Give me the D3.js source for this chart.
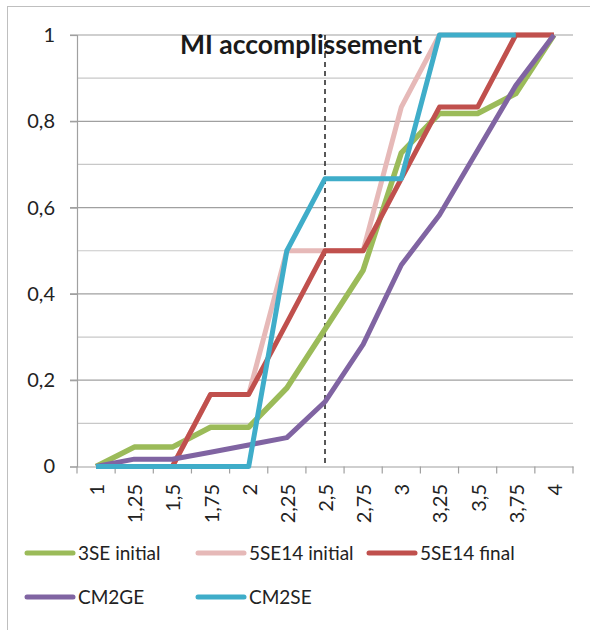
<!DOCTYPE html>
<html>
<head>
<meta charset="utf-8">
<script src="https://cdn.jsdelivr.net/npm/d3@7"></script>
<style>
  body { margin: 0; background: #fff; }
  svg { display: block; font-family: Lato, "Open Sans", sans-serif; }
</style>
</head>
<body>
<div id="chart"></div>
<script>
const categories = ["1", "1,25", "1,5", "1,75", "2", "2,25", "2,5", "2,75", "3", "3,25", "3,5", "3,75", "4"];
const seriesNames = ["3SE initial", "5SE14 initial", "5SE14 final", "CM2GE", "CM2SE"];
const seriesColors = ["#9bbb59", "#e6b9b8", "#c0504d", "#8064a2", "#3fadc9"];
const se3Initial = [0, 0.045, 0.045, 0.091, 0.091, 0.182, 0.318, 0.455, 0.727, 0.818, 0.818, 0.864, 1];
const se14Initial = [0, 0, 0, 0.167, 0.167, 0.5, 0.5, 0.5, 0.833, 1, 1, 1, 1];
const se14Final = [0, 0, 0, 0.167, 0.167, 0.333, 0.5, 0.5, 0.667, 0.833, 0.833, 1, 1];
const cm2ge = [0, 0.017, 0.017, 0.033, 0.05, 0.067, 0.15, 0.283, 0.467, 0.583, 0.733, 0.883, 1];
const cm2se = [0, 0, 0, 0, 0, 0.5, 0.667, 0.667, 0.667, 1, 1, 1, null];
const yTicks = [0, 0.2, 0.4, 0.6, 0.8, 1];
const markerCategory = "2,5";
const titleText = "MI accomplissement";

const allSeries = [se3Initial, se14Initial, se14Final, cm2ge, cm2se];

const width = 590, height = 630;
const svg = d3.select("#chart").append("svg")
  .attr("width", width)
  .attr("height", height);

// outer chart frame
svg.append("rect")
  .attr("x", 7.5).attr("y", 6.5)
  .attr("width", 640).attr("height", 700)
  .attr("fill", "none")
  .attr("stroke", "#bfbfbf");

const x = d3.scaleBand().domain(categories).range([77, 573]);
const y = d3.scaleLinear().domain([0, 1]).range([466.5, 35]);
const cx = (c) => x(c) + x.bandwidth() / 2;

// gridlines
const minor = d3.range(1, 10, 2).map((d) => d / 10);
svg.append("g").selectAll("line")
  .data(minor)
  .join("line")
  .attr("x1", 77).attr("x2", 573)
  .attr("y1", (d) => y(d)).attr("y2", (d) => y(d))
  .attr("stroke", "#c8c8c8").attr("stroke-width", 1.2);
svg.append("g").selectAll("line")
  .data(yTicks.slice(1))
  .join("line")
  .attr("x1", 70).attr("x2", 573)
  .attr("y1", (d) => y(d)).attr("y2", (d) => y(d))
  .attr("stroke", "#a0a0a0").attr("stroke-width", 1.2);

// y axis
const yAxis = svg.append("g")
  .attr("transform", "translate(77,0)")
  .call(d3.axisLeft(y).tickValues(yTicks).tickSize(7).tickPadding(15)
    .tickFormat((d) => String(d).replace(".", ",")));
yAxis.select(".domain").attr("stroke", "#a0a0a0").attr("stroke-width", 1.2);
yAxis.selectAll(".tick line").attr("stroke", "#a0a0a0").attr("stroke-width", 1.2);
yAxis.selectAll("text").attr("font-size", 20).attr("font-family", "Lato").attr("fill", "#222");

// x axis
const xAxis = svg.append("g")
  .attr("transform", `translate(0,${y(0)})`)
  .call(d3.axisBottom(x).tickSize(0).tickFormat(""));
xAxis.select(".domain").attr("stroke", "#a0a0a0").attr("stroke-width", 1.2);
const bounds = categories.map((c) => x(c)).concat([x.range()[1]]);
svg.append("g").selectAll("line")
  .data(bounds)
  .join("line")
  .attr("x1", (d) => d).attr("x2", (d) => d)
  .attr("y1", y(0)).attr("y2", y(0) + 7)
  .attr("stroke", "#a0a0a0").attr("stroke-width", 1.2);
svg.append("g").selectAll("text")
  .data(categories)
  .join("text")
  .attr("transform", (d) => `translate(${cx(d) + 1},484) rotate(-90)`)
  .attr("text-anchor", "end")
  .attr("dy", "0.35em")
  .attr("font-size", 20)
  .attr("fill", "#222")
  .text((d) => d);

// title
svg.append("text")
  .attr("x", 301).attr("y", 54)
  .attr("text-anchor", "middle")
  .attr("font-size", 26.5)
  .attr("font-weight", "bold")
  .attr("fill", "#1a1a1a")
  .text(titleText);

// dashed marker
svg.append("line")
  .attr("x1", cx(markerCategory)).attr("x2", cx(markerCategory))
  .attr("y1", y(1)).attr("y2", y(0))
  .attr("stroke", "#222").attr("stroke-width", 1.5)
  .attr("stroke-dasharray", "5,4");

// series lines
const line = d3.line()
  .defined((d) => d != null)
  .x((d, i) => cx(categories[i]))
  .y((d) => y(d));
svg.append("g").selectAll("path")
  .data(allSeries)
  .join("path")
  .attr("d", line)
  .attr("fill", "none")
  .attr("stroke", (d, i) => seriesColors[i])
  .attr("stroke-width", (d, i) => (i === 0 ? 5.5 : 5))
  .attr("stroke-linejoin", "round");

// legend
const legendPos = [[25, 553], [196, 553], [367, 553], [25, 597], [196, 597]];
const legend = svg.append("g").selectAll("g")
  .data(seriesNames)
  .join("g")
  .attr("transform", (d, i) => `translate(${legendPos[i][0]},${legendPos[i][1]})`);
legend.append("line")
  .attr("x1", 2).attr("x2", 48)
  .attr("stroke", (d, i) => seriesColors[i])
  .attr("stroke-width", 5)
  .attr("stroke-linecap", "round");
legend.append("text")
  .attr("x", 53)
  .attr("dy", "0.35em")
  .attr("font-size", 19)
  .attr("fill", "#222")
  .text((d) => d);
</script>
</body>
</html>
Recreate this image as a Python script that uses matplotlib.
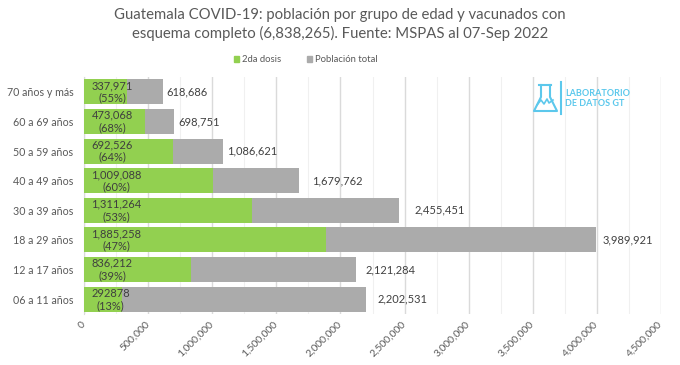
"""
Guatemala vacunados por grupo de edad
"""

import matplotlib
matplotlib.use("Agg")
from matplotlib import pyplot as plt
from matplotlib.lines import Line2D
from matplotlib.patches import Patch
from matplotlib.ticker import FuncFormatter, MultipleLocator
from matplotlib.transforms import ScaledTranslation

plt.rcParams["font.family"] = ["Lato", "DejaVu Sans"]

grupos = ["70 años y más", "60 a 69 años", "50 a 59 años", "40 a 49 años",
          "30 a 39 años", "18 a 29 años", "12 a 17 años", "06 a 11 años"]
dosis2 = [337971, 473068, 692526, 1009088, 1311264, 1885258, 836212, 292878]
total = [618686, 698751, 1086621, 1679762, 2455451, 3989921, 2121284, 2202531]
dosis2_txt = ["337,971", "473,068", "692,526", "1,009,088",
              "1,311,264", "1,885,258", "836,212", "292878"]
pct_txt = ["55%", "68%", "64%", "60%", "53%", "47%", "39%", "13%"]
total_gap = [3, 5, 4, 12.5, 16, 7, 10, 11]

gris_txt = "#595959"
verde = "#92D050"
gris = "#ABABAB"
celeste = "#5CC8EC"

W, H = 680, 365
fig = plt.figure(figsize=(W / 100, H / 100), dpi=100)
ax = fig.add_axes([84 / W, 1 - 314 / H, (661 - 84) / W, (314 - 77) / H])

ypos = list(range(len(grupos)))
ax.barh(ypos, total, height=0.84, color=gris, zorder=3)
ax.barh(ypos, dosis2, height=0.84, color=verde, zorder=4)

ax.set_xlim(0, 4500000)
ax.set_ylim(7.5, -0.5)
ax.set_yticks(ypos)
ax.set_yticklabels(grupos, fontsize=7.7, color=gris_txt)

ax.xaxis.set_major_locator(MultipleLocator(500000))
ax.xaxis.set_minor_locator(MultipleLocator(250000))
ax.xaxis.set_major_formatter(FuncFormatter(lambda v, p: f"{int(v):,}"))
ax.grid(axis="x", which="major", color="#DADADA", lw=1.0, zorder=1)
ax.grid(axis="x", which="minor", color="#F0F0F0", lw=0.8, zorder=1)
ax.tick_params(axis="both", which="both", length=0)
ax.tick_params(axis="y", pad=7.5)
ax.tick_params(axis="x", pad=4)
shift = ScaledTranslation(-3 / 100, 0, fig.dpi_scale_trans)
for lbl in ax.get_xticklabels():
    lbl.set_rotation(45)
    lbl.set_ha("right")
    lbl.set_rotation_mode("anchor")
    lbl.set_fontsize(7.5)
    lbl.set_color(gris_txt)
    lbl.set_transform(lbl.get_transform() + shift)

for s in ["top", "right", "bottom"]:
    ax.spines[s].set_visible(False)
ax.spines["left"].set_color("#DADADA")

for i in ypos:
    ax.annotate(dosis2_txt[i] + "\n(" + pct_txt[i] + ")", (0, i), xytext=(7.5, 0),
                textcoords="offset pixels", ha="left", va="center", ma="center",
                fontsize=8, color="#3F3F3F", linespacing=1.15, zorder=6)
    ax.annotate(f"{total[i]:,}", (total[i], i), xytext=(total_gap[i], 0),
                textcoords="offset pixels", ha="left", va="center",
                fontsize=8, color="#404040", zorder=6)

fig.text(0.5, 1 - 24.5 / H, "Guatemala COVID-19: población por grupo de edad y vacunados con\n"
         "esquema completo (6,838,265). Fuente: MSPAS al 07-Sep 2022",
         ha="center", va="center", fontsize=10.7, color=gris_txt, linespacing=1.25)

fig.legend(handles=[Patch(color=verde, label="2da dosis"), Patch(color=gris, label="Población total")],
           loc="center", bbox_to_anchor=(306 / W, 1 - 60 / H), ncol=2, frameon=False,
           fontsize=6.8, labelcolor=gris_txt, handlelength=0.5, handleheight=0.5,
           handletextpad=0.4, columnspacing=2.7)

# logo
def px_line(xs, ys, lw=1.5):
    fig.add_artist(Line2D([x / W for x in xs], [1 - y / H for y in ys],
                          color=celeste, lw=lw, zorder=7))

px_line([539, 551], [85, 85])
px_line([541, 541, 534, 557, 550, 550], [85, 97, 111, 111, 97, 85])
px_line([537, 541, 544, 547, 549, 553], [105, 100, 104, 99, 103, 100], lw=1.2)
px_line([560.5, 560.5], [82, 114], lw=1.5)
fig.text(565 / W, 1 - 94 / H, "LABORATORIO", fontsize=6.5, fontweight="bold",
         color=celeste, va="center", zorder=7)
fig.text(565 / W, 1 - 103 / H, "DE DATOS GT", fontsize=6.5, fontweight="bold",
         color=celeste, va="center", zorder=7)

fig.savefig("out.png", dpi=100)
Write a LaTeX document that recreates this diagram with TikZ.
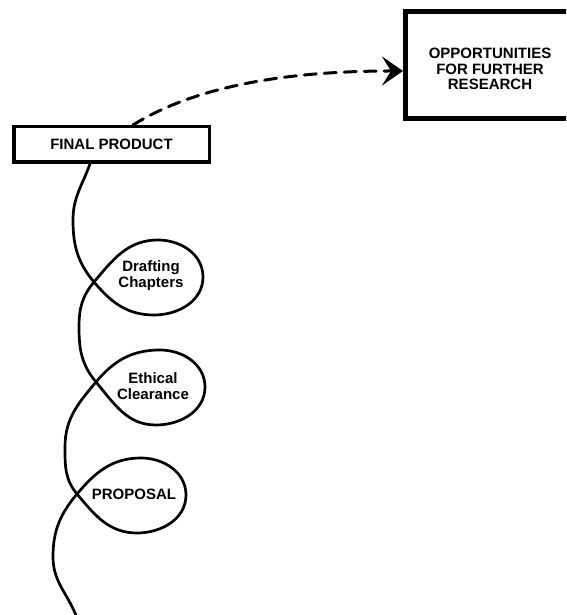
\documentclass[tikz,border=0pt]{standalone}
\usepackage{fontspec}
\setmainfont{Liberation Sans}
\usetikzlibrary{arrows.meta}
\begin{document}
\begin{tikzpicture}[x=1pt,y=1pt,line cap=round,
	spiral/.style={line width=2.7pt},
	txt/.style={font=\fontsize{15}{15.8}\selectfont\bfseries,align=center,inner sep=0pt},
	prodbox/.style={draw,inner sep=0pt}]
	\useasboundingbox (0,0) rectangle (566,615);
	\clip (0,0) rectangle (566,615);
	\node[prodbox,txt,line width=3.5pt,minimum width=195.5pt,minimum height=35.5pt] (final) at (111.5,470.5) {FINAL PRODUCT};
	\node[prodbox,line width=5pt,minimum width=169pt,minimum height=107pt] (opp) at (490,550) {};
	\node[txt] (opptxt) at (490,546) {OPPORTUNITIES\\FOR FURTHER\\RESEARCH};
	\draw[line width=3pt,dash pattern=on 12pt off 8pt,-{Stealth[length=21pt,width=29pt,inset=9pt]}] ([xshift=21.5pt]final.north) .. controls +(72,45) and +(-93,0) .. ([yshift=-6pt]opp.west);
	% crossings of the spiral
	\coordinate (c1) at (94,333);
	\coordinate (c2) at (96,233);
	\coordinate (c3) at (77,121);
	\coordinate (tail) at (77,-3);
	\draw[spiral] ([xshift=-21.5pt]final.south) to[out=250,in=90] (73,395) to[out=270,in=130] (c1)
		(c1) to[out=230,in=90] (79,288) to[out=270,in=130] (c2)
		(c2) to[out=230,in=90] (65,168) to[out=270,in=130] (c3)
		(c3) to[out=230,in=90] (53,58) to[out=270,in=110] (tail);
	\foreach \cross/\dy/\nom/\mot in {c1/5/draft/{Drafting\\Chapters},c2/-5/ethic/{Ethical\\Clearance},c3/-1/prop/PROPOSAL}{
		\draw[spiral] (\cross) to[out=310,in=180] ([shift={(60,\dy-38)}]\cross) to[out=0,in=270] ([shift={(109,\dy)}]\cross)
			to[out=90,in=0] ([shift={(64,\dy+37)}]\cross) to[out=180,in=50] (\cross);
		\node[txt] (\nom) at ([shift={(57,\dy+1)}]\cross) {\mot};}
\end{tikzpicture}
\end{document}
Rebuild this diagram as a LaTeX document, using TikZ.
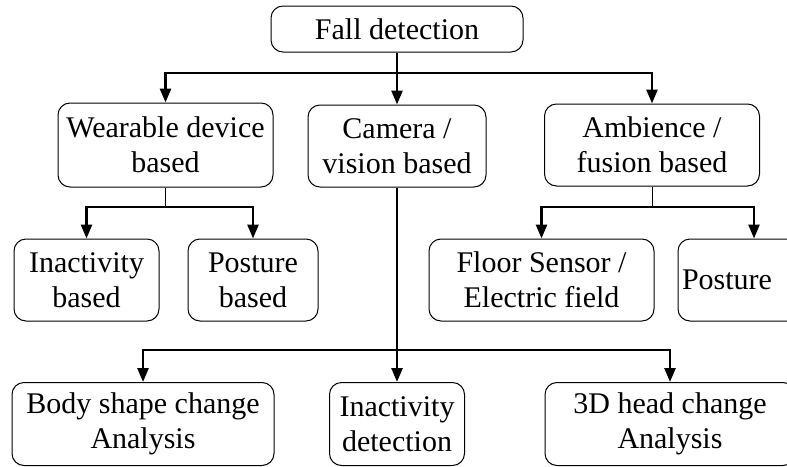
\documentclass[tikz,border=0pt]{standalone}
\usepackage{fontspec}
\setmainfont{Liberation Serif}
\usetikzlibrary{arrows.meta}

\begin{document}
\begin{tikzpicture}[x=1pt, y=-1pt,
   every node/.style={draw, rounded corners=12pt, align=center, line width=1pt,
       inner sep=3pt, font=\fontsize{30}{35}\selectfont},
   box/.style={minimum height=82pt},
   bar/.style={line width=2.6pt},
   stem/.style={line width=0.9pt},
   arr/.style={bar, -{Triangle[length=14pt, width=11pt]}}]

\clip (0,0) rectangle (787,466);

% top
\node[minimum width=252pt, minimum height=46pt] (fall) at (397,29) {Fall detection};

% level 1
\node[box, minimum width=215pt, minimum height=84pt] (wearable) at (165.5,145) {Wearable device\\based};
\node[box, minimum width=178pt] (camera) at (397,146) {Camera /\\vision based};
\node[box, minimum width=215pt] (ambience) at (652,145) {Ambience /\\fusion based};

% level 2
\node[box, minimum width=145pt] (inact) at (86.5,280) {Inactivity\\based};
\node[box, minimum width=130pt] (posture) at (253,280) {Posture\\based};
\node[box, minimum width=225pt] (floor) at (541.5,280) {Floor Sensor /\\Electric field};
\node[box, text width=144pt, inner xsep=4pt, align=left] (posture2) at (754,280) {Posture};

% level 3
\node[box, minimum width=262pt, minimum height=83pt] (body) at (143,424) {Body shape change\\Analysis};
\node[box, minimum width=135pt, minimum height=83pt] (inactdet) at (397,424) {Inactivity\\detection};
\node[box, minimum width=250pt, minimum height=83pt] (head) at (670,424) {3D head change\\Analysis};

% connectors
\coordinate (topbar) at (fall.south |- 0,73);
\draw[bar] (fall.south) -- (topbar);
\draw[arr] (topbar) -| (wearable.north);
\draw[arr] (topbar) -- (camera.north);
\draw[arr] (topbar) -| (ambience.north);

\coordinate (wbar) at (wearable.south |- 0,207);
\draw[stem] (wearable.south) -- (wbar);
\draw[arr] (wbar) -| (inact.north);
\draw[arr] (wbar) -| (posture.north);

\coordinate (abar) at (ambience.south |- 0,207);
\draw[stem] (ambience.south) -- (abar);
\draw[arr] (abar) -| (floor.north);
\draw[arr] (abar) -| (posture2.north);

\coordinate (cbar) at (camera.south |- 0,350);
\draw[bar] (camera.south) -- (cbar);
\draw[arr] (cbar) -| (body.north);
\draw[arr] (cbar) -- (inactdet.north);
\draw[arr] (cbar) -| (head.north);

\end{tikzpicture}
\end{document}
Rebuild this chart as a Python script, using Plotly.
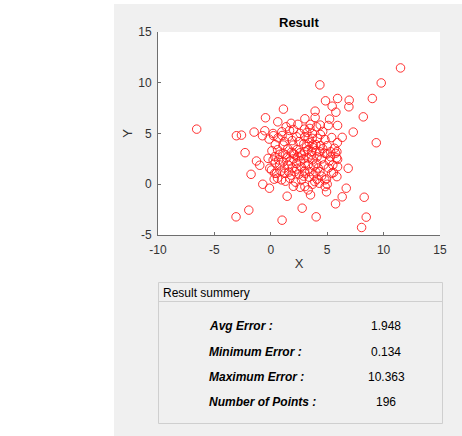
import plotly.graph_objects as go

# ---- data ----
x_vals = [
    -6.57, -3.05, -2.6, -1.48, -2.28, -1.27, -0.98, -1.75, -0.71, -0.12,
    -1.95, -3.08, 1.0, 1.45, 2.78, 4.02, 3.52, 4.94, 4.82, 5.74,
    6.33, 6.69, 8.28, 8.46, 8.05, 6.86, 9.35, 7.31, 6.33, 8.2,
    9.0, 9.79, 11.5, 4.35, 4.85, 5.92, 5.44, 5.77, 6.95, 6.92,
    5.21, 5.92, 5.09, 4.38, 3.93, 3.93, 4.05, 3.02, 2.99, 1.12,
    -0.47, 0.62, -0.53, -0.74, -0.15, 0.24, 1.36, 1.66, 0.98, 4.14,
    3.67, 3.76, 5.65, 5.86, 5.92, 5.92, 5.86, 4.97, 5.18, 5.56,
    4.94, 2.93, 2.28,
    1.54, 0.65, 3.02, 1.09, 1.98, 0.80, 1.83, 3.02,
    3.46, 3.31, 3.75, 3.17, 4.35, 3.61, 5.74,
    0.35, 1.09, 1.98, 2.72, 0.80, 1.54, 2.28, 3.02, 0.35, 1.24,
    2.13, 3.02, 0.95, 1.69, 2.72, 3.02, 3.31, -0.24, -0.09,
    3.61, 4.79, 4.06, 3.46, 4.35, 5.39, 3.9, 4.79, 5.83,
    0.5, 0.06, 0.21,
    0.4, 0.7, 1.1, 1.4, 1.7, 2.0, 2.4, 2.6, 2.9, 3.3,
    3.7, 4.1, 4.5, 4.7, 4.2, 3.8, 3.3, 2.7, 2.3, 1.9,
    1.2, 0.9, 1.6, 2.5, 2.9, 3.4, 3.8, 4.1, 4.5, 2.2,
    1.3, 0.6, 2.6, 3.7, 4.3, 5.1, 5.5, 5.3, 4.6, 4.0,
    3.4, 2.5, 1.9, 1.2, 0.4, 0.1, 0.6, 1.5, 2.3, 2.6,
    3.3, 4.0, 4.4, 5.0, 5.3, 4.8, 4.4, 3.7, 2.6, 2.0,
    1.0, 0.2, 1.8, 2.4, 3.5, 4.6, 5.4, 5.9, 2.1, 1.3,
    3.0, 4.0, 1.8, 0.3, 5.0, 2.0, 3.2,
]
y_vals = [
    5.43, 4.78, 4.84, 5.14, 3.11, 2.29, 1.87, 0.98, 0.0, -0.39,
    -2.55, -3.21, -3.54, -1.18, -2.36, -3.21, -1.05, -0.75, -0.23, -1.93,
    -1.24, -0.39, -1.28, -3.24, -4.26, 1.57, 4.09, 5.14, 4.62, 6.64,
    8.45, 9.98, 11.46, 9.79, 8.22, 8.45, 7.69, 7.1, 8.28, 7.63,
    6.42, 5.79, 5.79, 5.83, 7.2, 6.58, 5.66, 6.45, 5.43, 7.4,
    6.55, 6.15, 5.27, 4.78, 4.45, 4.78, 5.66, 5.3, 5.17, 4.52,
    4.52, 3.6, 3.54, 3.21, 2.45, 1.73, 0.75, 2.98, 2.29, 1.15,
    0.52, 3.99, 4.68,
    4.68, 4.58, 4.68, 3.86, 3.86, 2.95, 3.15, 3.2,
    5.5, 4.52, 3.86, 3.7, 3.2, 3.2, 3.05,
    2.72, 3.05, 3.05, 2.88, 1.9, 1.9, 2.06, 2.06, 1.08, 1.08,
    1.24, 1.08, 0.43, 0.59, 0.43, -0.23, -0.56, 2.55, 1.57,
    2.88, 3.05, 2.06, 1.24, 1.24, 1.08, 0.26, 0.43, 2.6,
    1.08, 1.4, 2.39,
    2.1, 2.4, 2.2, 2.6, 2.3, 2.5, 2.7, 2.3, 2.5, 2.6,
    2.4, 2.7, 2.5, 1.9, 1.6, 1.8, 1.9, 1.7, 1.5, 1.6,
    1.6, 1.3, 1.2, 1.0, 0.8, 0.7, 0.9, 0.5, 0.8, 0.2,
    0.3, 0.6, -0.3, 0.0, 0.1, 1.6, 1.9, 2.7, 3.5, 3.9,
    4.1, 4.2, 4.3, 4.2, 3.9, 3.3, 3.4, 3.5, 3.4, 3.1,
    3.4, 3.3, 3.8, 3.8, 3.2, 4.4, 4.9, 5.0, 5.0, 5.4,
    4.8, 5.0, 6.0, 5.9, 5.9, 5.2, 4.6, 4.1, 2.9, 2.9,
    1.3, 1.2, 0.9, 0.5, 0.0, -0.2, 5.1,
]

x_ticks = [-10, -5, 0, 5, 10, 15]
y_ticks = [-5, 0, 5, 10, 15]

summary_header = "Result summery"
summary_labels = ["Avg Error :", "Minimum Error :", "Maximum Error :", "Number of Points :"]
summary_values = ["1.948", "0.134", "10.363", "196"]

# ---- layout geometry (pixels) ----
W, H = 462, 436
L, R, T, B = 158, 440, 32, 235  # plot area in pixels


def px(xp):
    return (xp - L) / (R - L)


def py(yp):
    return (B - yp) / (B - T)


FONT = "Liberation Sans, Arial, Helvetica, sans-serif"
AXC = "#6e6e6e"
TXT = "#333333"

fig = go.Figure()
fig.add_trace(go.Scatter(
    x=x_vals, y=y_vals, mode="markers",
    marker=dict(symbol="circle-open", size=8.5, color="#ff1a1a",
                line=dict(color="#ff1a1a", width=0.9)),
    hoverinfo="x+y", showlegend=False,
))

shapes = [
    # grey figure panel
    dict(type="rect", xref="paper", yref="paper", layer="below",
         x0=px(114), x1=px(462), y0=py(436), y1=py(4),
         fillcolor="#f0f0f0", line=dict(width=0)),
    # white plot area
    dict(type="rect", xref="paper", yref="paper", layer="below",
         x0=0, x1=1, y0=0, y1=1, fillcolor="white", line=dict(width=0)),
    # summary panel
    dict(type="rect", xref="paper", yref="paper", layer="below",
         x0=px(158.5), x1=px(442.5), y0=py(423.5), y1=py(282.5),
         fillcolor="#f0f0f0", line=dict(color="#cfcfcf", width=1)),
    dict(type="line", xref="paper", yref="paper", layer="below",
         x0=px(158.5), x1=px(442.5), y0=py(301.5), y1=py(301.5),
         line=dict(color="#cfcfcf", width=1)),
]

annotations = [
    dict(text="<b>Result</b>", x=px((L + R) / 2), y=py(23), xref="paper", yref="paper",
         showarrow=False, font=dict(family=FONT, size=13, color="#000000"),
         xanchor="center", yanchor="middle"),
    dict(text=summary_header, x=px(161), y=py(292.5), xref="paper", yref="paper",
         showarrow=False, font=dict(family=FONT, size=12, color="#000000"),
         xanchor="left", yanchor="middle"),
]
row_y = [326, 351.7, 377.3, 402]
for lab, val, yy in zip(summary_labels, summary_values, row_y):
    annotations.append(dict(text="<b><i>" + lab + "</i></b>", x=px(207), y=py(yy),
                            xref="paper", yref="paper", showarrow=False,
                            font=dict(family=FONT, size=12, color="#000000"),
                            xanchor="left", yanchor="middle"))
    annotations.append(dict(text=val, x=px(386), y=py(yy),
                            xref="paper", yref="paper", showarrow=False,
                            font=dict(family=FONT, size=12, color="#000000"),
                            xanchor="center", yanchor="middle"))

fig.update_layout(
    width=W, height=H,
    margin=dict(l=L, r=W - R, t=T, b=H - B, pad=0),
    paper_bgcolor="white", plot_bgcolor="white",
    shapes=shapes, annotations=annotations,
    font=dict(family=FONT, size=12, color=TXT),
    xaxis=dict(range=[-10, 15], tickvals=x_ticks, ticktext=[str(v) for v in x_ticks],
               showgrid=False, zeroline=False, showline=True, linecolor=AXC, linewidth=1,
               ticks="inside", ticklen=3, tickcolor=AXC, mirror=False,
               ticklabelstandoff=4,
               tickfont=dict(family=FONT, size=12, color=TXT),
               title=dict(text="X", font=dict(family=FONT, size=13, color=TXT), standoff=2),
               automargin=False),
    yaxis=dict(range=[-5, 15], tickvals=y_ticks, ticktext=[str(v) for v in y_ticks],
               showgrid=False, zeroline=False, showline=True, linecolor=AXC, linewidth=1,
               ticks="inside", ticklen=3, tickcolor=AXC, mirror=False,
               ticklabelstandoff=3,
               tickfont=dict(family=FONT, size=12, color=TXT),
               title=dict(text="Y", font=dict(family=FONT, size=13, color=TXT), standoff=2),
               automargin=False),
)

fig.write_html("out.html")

....................

Short task:
Only the lines from the one with "Rebuild this diagram" down to the one with "minimum width=215pt] (ambience)" belong in your copy, both ends included; write them out exactly and skip any pictures.

Written solution:
Rebuild this diagram as a LaTeX document, using TikZ.
\documentclass[tikz,border=0pt]{standalone}
\usepackage{fontspec}
\setmainfont{Liberation Serif}
\usetikzlibrary{arrows.meta}

\begin{document}
\begin{tikzpicture}[x=1pt, y=-1pt,
   every node/.style={draw, rounded corners=12pt, align=center, line width=1pt,
       inner sep=3pt, font=\fontsize{30}{35}\selectfont},
   box/.style={minimum height=82pt},
   bar/.style={line width=2.6pt},
   stem/.style={line width=0.9pt},
   arr/.style={bar, -{Triangle[length=14pt, width=11pt]}}]

\clip (0,0) rectangle (787,466);

% top
\node[minimum width=252pt, minimum height=46pt] (fall) at (397,29) {Fall detection};

% level 1
\node[box, minimum width=215pt, minimum height=84pt] (wearable) at (165.5,145) {Wearable device\\based};
\node[box, minimum width=178pt] (camera) at (397,146) {Camera /\\vision based};
\node[box, minimum width=215pt] (ambience) at (652,145) {Ambience /\\fusion based};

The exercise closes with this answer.